UNILATERAL VERSUS BILATERAL CONTRACTS: Most contracts are bilateral, meaning both parties are in agreement and the four basic elements of a contract exist. For example, B offers to buy A’s automobile for a specific price and A accepts the offer and agrees to give B the automobile upon receipt of those specific funds. Both parties are agreeing to the contractual arrangement. It is bilateral. In a unilateral contract, one party is making an offer and promise if someone does something in return. There is no agreement necessarily between two individuals as there is in a bilateral contract. However, an offer is made and if another individual accepts the offer and performs, an enforceable contract exists. An example would be if A offers a reward of $100 to the person who finds and returns A’s missing cat. If B finds and returns the cat to A, A would be bound to pay B the $100 reward. This is a unilateral contract.

GIFT VERSUS CONTRACT:

Gifts are very similar to contracts, but they are different.
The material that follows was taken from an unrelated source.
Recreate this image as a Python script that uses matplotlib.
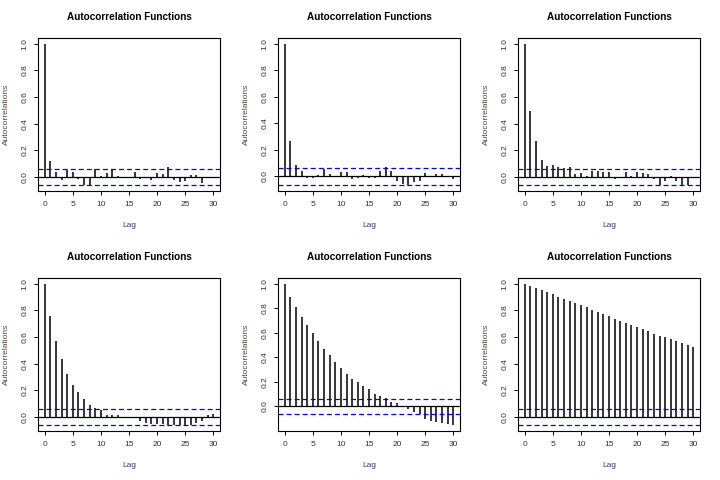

Gifts do require an offer, acceptance, and delivery of the gift, but are generally not enforceable. If A promises to give B a birthday gift but fails to do so, B cannot enforce the promise. There is no consideration provided by B. However, B is also in no worse position than before the promise was made. From a legal standpoint, if a party does not follow through with the promise of a gift, the parties are in no worse position because of it, and therefore there is no cause of action.


  1. (The Restatement (Second) of the Law of Contracts is a legal treatise often cited by judges and lawyers regarding the general principles of contract common law. It is one of the most recognized and cited legal treatises in American law.)